The event will take the format of a dinner served at local Sheffield community dining hall, Foodhall. Foodhall runs weekly Wednesday night dinners cooked by various groups in Sheffield and all run around different themes. These are known as “Plates” and previous iterations have been put on by the Migration Matters Festival and Girl Gang Sheffield. The events are pay what you can although no one is turned away for lack of funds and they bring together groupings of people in Sheffield that would be unlikely to meet elsewhere. “Plates” normally attracts around 60 people and so it is an ideal venue for an outreach project with an audience that is already engaged.
The dinner will be cooked by a group of volunteers from the Sheffield philosophy department, led in the kitchen by Henry Roe who has put on a number of “Plates” events before. Each course will be created from a variety of food that can no longer be sold by supermarkets that is donated to Foodhall, and food that is bought specifically for the event. The menu will be curated to inspire philosophical conversation at the dining table; in what way is the mouth amused by an amuse bouche?

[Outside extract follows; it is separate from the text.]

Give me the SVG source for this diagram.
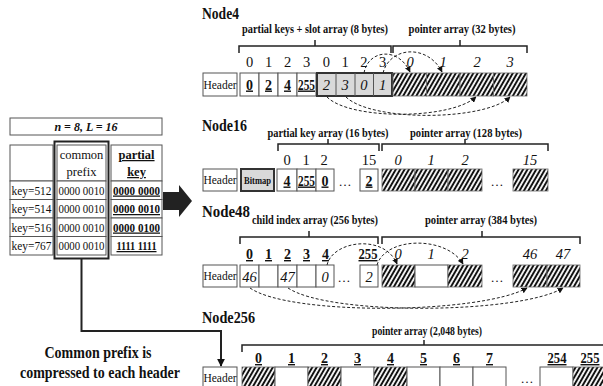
<svg xmlns="http://www.w3.org/2000/svg" width="603" height="386" viewBox="0 0 603 386">
<defs>
<pattern id="hatch" patternUnits="userSpaceOnUse" width="3.8" height="10" patternTransform="rotate(30)">
<rect width="3.8" height="10" fill="#fff"/>
<line x1="1.9" y1="0" x2="1.9" y2="10" stroke="#111" stroke-width="2"/>
</pattern>
<marker id="ah" viewBox="0 0 10 10" refX="9" refY="5" markerWidth="6" markerHeight="6" orient="auto" markerUnits="userSpaceOnUse">
<path d="M0,0 L10,5 L0,10 z" fill="#111"/>
</marker>
<marker id="ahb" viewBox="0 0 10 10" refX="9" refY="5" markerWidth="8" markerHeight="8" orient="auto" markerUnits="userSpaceOnUse">
<path d="M0,0 L10,5 L0,10 z" fill="#111"/>
</marker>
</defs>
<style>
text{font-family:"Liberation Serif","Times New Roman",serif;fill:#111}
.c{fill:#fff;stroke:#555;stroke-width:1}
.h{fill:url(#hatch);stroke:#666;stroke-width:0.8}
.g{fill:#d9d9d9;stroke:#333;stroke-width:2}
.gc{fill:none;stroke:#555;stroke-width:1}
.thick{fill:none;stroke:#222;stroke-width:2}
.br{fill:none;stroke:#222;stroke-width:1.5}
.dash{fill:none;stroke:#222;stroke-width:1;stroke-dasharray:3,2}
.title{font-weight:bold;font-size:16.5px}
.sub{font-weight:bold;font-size:12.5px;text-anchor:middle}
.sub2{font-weight:bold;font-size:11.5px;text-anchor:middle}
.idx{font-size:14.5px;text-anchor:middle}
.it{font-size:14.5px;font-style:italic;text-anchor:middle}
.bu{font-size:14px;font-weight:bold;text-decoration:underline;text-anchor:middle}
.hd{font-size:11.5px;text-anchor:middle}
.tb{font-size:12.5px;text-anchor:middle}
.tbb{font-size:12.5px;font-weight:bold;text-decoration:underline;text-anchor:middle}
.dots{font-size:13px;text-anchor:middle}
</style>

<g id="left-table">
<rect class="c" x="10" y="118" width="152" height="17"/>
<text x="86" y="131" style="font-size:12px;font-weight:bold;font-style:italic;text-anchor:middle">n = 8, L = 16</text>
<rect class="c" x="10" y="145" width="43" height="36"/>
<rect class="c" x="10" y="181" width="43" height="18.5"/>
<rect class="c" x="10" y="199.5" width="43" height="18.5"/>
<rect class="c" x="10" y="218" width="43" height="18.5"/>
<rect class="c" x="10" y="236.5" width="43" height="18.5"/>
<rect class="c" x="57" y="145" width="49" height="36"/>
<rect class="c" x="57" y="181" width="49" height="18.5"/>
<rect class="c" x="57" y="199.5" width="49" height="18.5"/>
<rect class="c" x="57" y="218" width="49" height="18.5"/>
<rect class="c" x="57" y="236.5" width="49" height="18.5"/>
<rect class="c" x="111" y="145" width="51" height="36"/>
<rect class="c" x="111" y="181" width="51" height="18.5"/>
<rect class="c" x="111" y="199.5" width="51" height="18.5"/>
<rect class="c" x="111" y="218" width="51" height="18.5"/>
<rect class="c" x="111" y="236.5" width="51" height="18.5"/>
<rect class="thick" x="54.5" y="141.5" width="54" height="117"/>
<text class="tb" x="81.5" y="159">common</text>
<text class="tb" x="81.5" y="176">prefix</text>
<text class="tbb" x="136.5" y="159">partial</text>
<text class="tbb" x="136.5" y="176">key</text>
<text class="tb" x="31.5" y="194.5" textLength="40" lengthAdjust="spacingAndGlyphs">key=512</text>
<text class="tb" x="31.5" y="213" textLength="40" lengthAdjust="spacingAndGlyphs">key=514</text>
<text class="tb" x="31.5" y="231.5" textLength="40" lengthAdjust="spacingAndGlyphs">key=516</text>
<text class="tb" x="31.5" y="250" textLength="40" lengthAdjust="spacingAndGlyphs">key=767</text>
<text class="tb" x="81.5" y="194.5" textLength="46" lengthAdjust="spacingAndGlyphs">0000 0010</text>
<text class="tb" x="81.5" y="213" textLength="46" lengthAdjust="spacingAndGlyphs">0000 0010</text>
<text class="tb" x="81.5" y="231.5" textLength="46" lengthAdjust="spacingAndGlyphs">0000 0010</text>
<text class="tb" x="81.5" y="250" textLength="46" lengthAdjust="spacingAndGlyphs">0000 0010</text>
<text class="tbb" x="136.5" y="194.5" textLength="47" lengthAdjust="spacingAndGlyphs">0000 0000</text>
<text class="tbb" x="136.5" y="213" textLength="47" lengthAdjust="spacingAndGlyphs">0000 0010</text>
<text class="tbb" x="136.5" y="231.5" textLength="47" lengthAdjust="spacingAndGlyphs">0000 0100</text>
<text class="tbb" x="136.5" y="250" textLength="40" lengthAdjust="spacingAndGlyphs">1111 1111</text>
<polygon points="163,192 179,192 179,185 192,201 179,217 179,210 163,210" fill="#222"/>
<text x="98" y="358" textLength="107" lengthAdjust="spacingAndGlyphs" style="font-size:16px;font-weight:bold;text-anchor:middle">Common prefix is</text>
<text x="100" y="378" textLength="160" lengthAdjust="spacingAndGlyphs" style="font-size:16px;font-weight:bold;text-anchor:middle">compressed to each header</text>
</g>

<g id="node4">
<text class="title" x="202" y="19" textLength="37" lengthAdjust="spacingAndGlyphs">Node4</text>
<text class="sub2" x="315" y="33" textLength="146" lengthAdjust="spacingAndGlyphs">partial keys + slot array (8 bytes)</text>
<text class="sub2" x="462" y="33" textLength="107" lengthAdjust="spacingAndGlyphs">pointer array (32 bytes)</text>
<path class="br" d="M239,53 V46 H391 V53 M315,46 V40"/>
<path class="br" d="M393,53 V46 H527 V53 M460,46 V40"/>
<g>
<text class="idx" x="249.5" y="67">0</text><text class="idx" x="268.5" y="67">1</text><text class="idx" x="287.5" y="67">2</text><text class="idx" x="306.5" y="67">3</text>
<text class="idx" x="326.4" y="67">0</text><text class="idx" x="345.1" y="67">1</text><text class="idx" x="363.9" y="67">2</text><text class="idx" x="382.6" y="67">3</text>
<text class="it" x="410" y="67">0</text><text class="it" x="443" y="67">1</text><text class="it" x="477" y="67">2</text><text class="it" x="510" y="67">3</text>
</g>
<rect class="c" x="203" y="73" width="34" height="23"/>
<text class="hd" x="220" y="88.5">Header</text>
<rect class="c" x="240" y="73" width="19" height="23"/><rect class="c" x="259" y="73" width="19" height="23"/><rect class="c" x="278" y="73" width="19" height="23"/><rect class="c" x="297" y="73" width="19" height="23"/>
<text class="bu" x="249.5" y="89.5">0</text><text class="bu" x="268.5" y="89.5">2</text><text class="bu" x="287.5" y="89.5">4</text><text class="bu" x="306.5" y="89.5" textLength="17" lengthAdjust="spacingAndGlyphs">255</text>
<rect class="g" x="317" y="73" width="75" height="23"/>
<path class="gc" d="M336,73 V96 M355,73 V96 M373.5,73 V96"/>
<text class="it" x="326.4" y="90">2</text><text class="it" x="345.1" y="90">3</text><text class="it" x="363.9" y="90">0</text><text class="it" x="382.6" y="90">1</text>
<rect class="h" x="393" y="73" width="33.5" height="23"/><rect class="h" x="426.5" y="73" width="33.5" height="23"/><rect class="h" x="460" y="73" width="33.5" height="23"/><rect class="h" x="493.5" y="73" width="33.5" height="23"/>
</g>

<g id="node16">
<text class="title" x="202" y="131" textLength="45" lengthAdjust="spacingAndGlyphs">Node16</text>
<text class="sub2" x="328" y="137" textLength="121" lengthAdjust="spacingAndGlyphs">partial key array (16 bytes)</text>
<text class="sub2" x="466" y="137" textLength="112" lengthAdjust="spacingAndGlyphs">pointer array (128 bytes)</text>
<path class="br" d="M278,151 V144 H379 V151 M328,144 V139"/>
<path class="br" d="M382,151 V144 H548 V151 M465,144 V139"/>
<text class="idx" x="287" y="165">0</text><text class="idx" x="306" y="165">1</text><text class="idx" x="324" y="165">2</text><text class="idx" x="369" y="165">15</text>
<text class="it" x="398" y="165">0</text><text class="it" x="431" y="165">1</text><text class="it" x="465" y="165">2</text><text class="it" x="530" y="165">15</text>
<rect class="c" x="203" y="169" width="34" height="22"/>
<text class="hd" x="220" y="184">Header</text>
<rect class="g" x="241" y="169" width="33" height="22"/>
<text x="257.5" y="184" textLength="27" lengthAdjust="spacingAndGlyphs" style="font-size:10.5px;font-weight:bold;text-anchor:middle">Bitmap</text>
<rect class="c" x="277" y="169" width="20" height="22"/><rect class="c" x="297" y="169" width="19" height="22"/><rect class="c" x="316" y="169" width="18" height="22"/>
<text class="bu" x="287" y="185.5">4</text><text class="bu" x="306.5" y="185.5" textLength="17" lengthAdjust="spacingAndGlyphs">255</text><text class="bu" x="325" y="185.5">0</text>
<text class="dots" x="345" y="186">…</text>
<rect class="c" x="360" y="169" width="18" height="22"/>
<text class="bu" x="369" y="185.5">2</text>
<rect class="h" x="382" y="169" width="33" height="22"/><rect class="h" x="415" y="169" width="33" height="22"/><rect class="h" x="448" y="169" width="34" height="22"/>
<text class="dots" x="497" y="186">…</text>
<rect class="h" x="513" y="169" width="35" height="22"/>
</g>

<g id="node48">
<text class="title" x="202" y="217" textLength="48" lengthAdjust="spacingAndGlyphs">Node48</text>
<text class="sub" x="315" y="224" textLength="126" lengthAdjust="spacingAndGlyphs">child index array (256 bytes)</text>
<text class="sub" x="481" y="224" textLength="112" lengthAdjust="spacingAndGlyphs">pointer array (384 bytes)</text>
<path class="br" d="M240,244 V237 H378 V244 M309,237 V231"/>
<path class="br" d="M382,244 V237 H580 V244 M482,237 V231"/>
<text class="bu" x="249.5" y="259">0</text><text class="bu" x="268.5" y="259">1</text><text class="bu" x="287.5" y="259">2</text><text class="bu" x="306.5" y="259">3</text><text class="bu" x="325.5" y="259">4</text><text class="bu" x="368" y="259" textLength="19" lengthAdjust="spacingAndGlyphs">255</text>
<text class="it" x="398" y="259">0</text><text class="it" x="431" y="259">1</text><text class="it" x="465" y="259">2</text><text class="it" x="530" y="259">46</text><text class="it" x="563" y="259">47</text>
<rect class="c" x="203" y="265" width="34" height="22"/>
<text class="hd" x="220" y="280">Header</text>
<rect class="c" x="240" y="265" width="19" height="22"/><rect class="c" x="259" y="265" width="19" height="22"/><rect class="c" x="278" y="265" width="19" height="22"/><rect class="c" x="297" y="265" width="19" height="22"/><rect class="c" x="316" y="265" width="18" height="22"/>
<text class="it" x="249.5" y="281.5">46</text><text class="it" x="287.5" y="281.5">47</text><text class="it" x="325" y="281.5">0</text>
<text class="dots" x="344" y="282">…</text>
<rect class="c" x="360" y="265" width="18" height="22"/>
<text class="it" x="369" y="281.5">2</text>
<rect class="h" x="382" y="265" width="33" height="22"/><rect class="c" x="415" y="265" width="33" height="22"/><rect class="h" x="448" y="265" width="34" height="22"/>
<text class="dots" x="497" y="282">…</text>
<rect class="h" x="513" y="265" width="34" height="22"/><rect class="h" x="547" y="265" width="33" height="22"/>
</g>

<g id="node256">
<text class="title" x="202" y="323" textLength="53" lengthAdjust="spacingAndGlyphs">Node256</text>
<text class="sub" x="427" y="335" textLength="110" lengthAdjust="spacingAndGlyphs">pointer array (2,048 bytes)</text>
<path class="br" d="M242,352 V345 H605 M424,345 V340"/>
<text class="bu" x="258.5" y="363">0</text><text class="bu" x="291.5" y="363">1</text><text class="bu" x="324.5" y="363">2</text><text class="bu" x="357.5" y="363">3</text><text class="bu" x="390.5" y="363">4</text><text class="bu" x="423.5" y="363">5</text><text class="bu" x="456.5" y="363">6</text><text class="bu" x="489.5" y="363">7</text><text class="bu" x="557" y="363" textLength="19" lengthAdjust="spacingAndGlyphs">254</text><text class="bu" x="590" y="363" textLength="19" lengthAdjust="spacingAndGlyphs">255</text>
<rect class="c" x="203" y="367" width="34" height="25"/>
<text class="hd" x="220" y="382">Header</text>
<rect class="h" x="242" y="367" width="33" height="25"/><rect class="c" x="275" y="367" width="33" height="25"/><rect class="h" x="308" y="367" width="33" height="25"/><rect class="c" x="341" y="367" width="33" height="25"/><rect class="h" x="374" y="367" width="33" height="25"/><rect class="c" x="407" y="367" width="33" height="25"/><rect class="c" x="440" y="367" width="33" height="25"/><rect class="c" x="473" y="367" width="33" height="25"/>
<text class="dots" x="527" y="383">…</text>
<rect class="c" x="540" y="367" width="33" height="25"/><rect class="h" x="573" y="367" width="33" height="25"/>
</g>

<g id="connectors">
<path class="dash" d="M364,73 C368,50 398,46 410,72" marker-end="url(#ah)"/>
<path class="dash" d="M383,73 C390,46 428,44 442,72" marker-end="url(#ah)"/>
<path class="dash" d="M327,97 C350,120 450,120 476,97" marker-end="url(#ah)"/>
<path class="dash" d="M346,97 C372,122 485,121 510,97" marker-end="url(#ah)"/>
<path class="dash" d="M327,265 C333,240 385,234 397,264" marker-end="url(#ah)"/>
<path class="dash" d="M377,265 C386,236 447,236 463,264" marker-end="url(#ah)"/>
<path class="dash" d="M250,288 C290,316 480,314 527,288" marker-end="url(#ah)"/>
<path class="dash" d="M288,288 C330,316 520,314 563,288" marker-end="url(#ah)"/>
<path d="M81.5,259 V331 H221 V366" fill="none" stroke="#222" stroke-width="2" marker-end="url(#ahb)"/>
</g>
</svg>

Is a blended soup food or drink? Is it possible to serve a pineapple upside down cake upside down?
To accompany the dinner there will be prompt cards placed on the tables to spark conversation amongst diners and there will be accessible short talks delivered in between courses on the philosophy of food; what is the opposite of eating (is it drinking, throwing up or being eaten?), what is a sandwich?, why is a jaffa cake a cake and not a biscuit?. Nadia will also recruit some more volunteers from the department nearer the time in order to sit amongst diners and help to engage them in the themes of the night.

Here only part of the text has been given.